One thing is constant in my travels. I want to find spice that doesn’t punch me in the face and leave me begging for a glass of cold milk but instead delivers real flavor and balance. Any cook can toss an abundance of tongue destroying peppers in a dish, but real masters of the Scoville scale can hit you with heat that is delicious and fruit forward while dancing with other ingredients. That is what originally attracted me to Oddseoul on Ossington Street. It’s a tight, little, dark, divey, Korean fusion late night haunt. Give me old school hip hop on about half a dozen old boom boxes wired to the wall please. I’ll have some cold beer that doesn’t break the bank and lets all have a shot or two. Play the music loud and serve fantastic chow until its technically tomorrow. That’s not too much to ask, is it? Oddseoul apparently doesn’t think so either. Now full disclosure here, I had a few cocktails prior to pulling up a stool at Oddseoul so I was already a little on my way. I ordered a few dishes, passed in the menu, and spaced the name of this one mushroom and fried rice dish that blew my mind and sent me deep into a buzzed food euphoria. That doesn’t happen too often to me. The pork belly tacos were decent, but that first dish was a showstopper. After eating, drinking, and exchanging the normal industry tales of drunken patrons and nights that last until the birds are singing and the sun is rising, the bartenders took one last sip of whiskey with me, and I was ready to call it a night. Dives are a dying bread to a degree. It is one of the great tragedies of the nocturnal world in my humble opinion. While not exactly a dive, Oddseoul has that same loveable feel to it. Couple that with great Korean cuisine that pushes the envelope a bit, and you got a spot worth enduring the slightly hazy morning after for.
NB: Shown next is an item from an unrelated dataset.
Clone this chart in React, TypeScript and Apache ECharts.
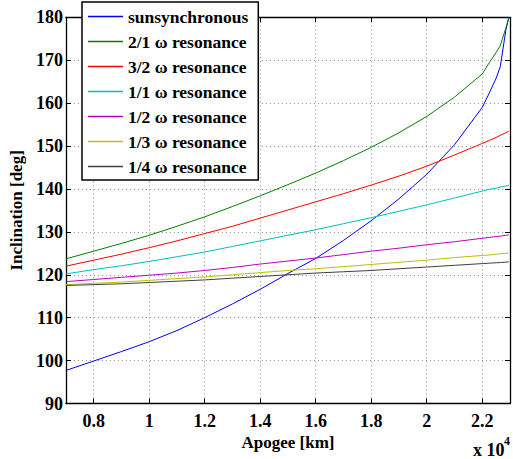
import React, { useEffect, useRef } from "react";
import * as echarts from "echarts";

const apogee = [7000, 8000, 9000, 10000, 11000, 12000, 13000, 14000, 15000, 16000, 17000, 18000, 19000, 20000, 21000, 22000, 22250, 22500, 22650, 22850, 22960];

const sunsynchronous = [97.7, 99.9, 102.1, 104.4, 107.0, 110.0, 113.2, 116.6, 120.3, 123.8, 128.0, 132.6, 137.7, 143.4, 150.3, 159.0, 162.3, 165.8, 168.5, 177.0, 180.0];
const res21 = [123.7, 125.5, 127.3, 129.2, 131.3, 133.5, 135.9, 138.4, 141.0, 143.7, 146.6, 149.7, 153.1, 156.9, 161.4, 166.8, 169.4, 171.8, 173.4, 177.5, 180.0];
const res32 = [122.0, 123.4, 124.8, 126.3, 127.9, 129.6, 131.3, 133.2, 135.1, 137.0, 138.9, 140.9, 143.0, 145.3, 147.9, 150.6, 151.3, 152.0, 152.5, 153.1, 153.5];
const res11 = [120.2, 121.2, 122.1, 123.1, 124.2, 125.3, 126.6, 127.9, 129.2, 130.5, 131.9, 133.3, 134.8, 136.3, 137.9, 139.5, 139.9, 140.2, 140.4, 140.7, 140.8];
const res12 = [118.4, 118.9, 119.4, 119.9, 120.4, 121.0, 121.7, 122.5, 123.2, 123.9, 124.7, 125.5, 126.2, 127.0, 127.7, 128.5, 128.7, 128.9, 129.0, 129.2, 129.3];
const res13 = [117.7, 118.0, 118.3, 118.7, 119.1, 119.5, 120.0, 120.5, 121.0, 121.4, 121.9, 122.4, 122.9, 123.4, 124.0, 124.5, 124.6, 124.8, 124.9, 125.0, 125.1];
const res14 = [117.5, 117.7, 117.9, 118.2, 118.5, 118.8, 119.2, 119.6, 120.0, 120.4, 120.7, 121.0, 121.4, 121.8, 122.2, 122.6, 122.7, 122.8, 122.85, 122.95, 123.0];

const seriesNames = ["sunsynchronous", "2/1 \u03c9 resonance", "3/2 \u03c9 resonance", "1/1 \u03c9 resonance", "1/2 \u03c9 resonance", "1/3 \u03c9 resonance", "1/4 \u03c9 resonance"];
const seriesValues = [sunsynchronous, res21, res32, res11, res12, res13, res14];
const seriesColors = ["#0000ff", "#008000", "#ff0000", "#00bfbf", "#bf00bf", "#bfbf00", "#404040"];

const FONT = "Liberation Serif";

export default function App() {
  const ref = useRef<HTMLDivElement>(null);
  useEffect(() => {
    if (!ref.current) return;
    const chart = echarts.init(ref.current, null, { renderer: "svg" });
    const axisLine = { show: true, lineStyle: { color: "#000", width: 1.3 } };
    const tick = { show: true, inside: true, length: 5, lineStyle: { color: "#000", width: 1 } };
    const split = { show: true, lineStyle: { color: "#888", type: [1, 3], width: 1 } };
    chart.setOption({
      animation: false,
      backgroundColor: "#fff",
      grid: { left: 62.5, right: 0.5, top: 17.3, bottom: 55.5, containLabel: false },
      legend: {
        data: seriesNames,
        orient: "vertical",
        left: 82,
        top: 2,
        backgroundColor: "#fff",
        borderColor: "#000",
        borderWidth: 1.5,
        borderRadius: 0,
        padding: [5.5, 10, 4.5, 6],
        icon: "rect",
        itemWidth: 35,
        itemHeight: 1.3,
        itemGap: 7,
        textStyle: { fontFamily: FONT, fontSize: 17.5, fontWeight: "bold", color: "#000", lineHeight: 18 },
      },
      xAxis: [
        {
          type: "value",
          min: 7000,
          max: 23000,
          splitNumber: 8,
          name: "Apogee [km]",
          nameLocation: "middle",
          nameGap: 26,
          nameTextStyle: { fontFamily: FONT, fontSize: 17, fontWeight: "bold", color: "#000" },
          axisLine,
          axisTick: tick,
          splitLine: split,
          axisLabel: {
            margin: 8,
            fontFamily: FONT,
            fontSize: 18,
            fontWeight: "bold",
            color: "#000",
            formatter: (v: number) => (Math.abs(v % 2000) < 1e-6 ? String(+(v / 10000).toFixed(2)) : ""),
          },
        },
        {
          type: "value",
          position: "top",
          min: 7000,
          max: 23000,
          splitNumber: 8,
          axisLine,
          axisTick: tick,
          splitLine: { show: false },
          axisLabel: { show: false },
        },
      ],
      yAxis: [
        {
          type: "value",
          min: 90,
          max: 180,
          interval: 10,
          name: "Inclination [deg]",
          nameLocation: "middle",
          nameGap: 35,
          nameTextStyle: { fontFamily: FONT, fontSize: 17, fontWeight: "bold", color: "#000" },
          axisLine,
          axisTick: tick,
          splitLine: split,
          axisLabel: { margin: 3, fontFamily: FONT, fontSize: 18, fontWeight: "bold", color: "#000" },
        },
        {
          type: "value",
          position: "right",
          min: 90,
          max: 180,
          interval: 10,
          axisLine,
          axisTick: tick,
          splitLine: { show: false },
          axisLabel: { show: false },
        },
      ],
      graphic: [
        {
          type: "text",
          left: 473,
          top: 441,
          style: { text: "x 10", fontFamily: FONT, fontSize: 18, fontWeight: "bold", lineHeight: 16, fill: "#000" },
        },
        {
          type: "text",
          left: 504,
          top: 435,
          style: { text: "4", fontFamily: FONT, fontSize: 12, fontWeight: "bold", lineHeight: 12, fill: "#000" },
        },
      ],
      series: seriesNames.map((name, i) => ({
        name,
        type: "line",
        xAxisIndex: 0,
        yAxisIndex: 0,
        symbol: "none",
        color: seriesColors[i],
        lineStyle: { color: seriesColors[i], width: 1 },
        data: apogee.map((x, j) => [x, seriesValues[i][j]]),
      })),
    });
    return () => chart.dispose();
  }, []);
  return <div ref={ref} style={{ position: "fixed", left: 0, top: 0, width: 513, height: 459 }} />;
}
I don’t pretend to be an audiophile. I haven’t the budget to splurge on a hipster godfather record player. Maybe one day I will, but I’m not there yet. Still, there is a decent enough turntable plugged into the living room back home and it’s been enjoyable to drop a Rolling Stones 33 on it from time to time. Searching for vinyl city to city is always fun so while I won’t dive deep into my musical taste, I will recommend a shop for you to thumb through. Rotate This on Ossington has been spinning and selling music from Mozart to Wu Tang Clan for nearly a century. I was thrilled to fine some Flamin Groovies bootleg records amongst the stacks, and I carried them awkwardly through the airport and on the plane all the way back home (Next time I’m going to bring a bigger bag). There is nothing wrong with Spotify and the likes of streaming, but more and more I find myself wanting to play half an album, pick it up and drop the needle on the other side while decompressing. When in Toronto, check out Rotate This. It’s good for your ears.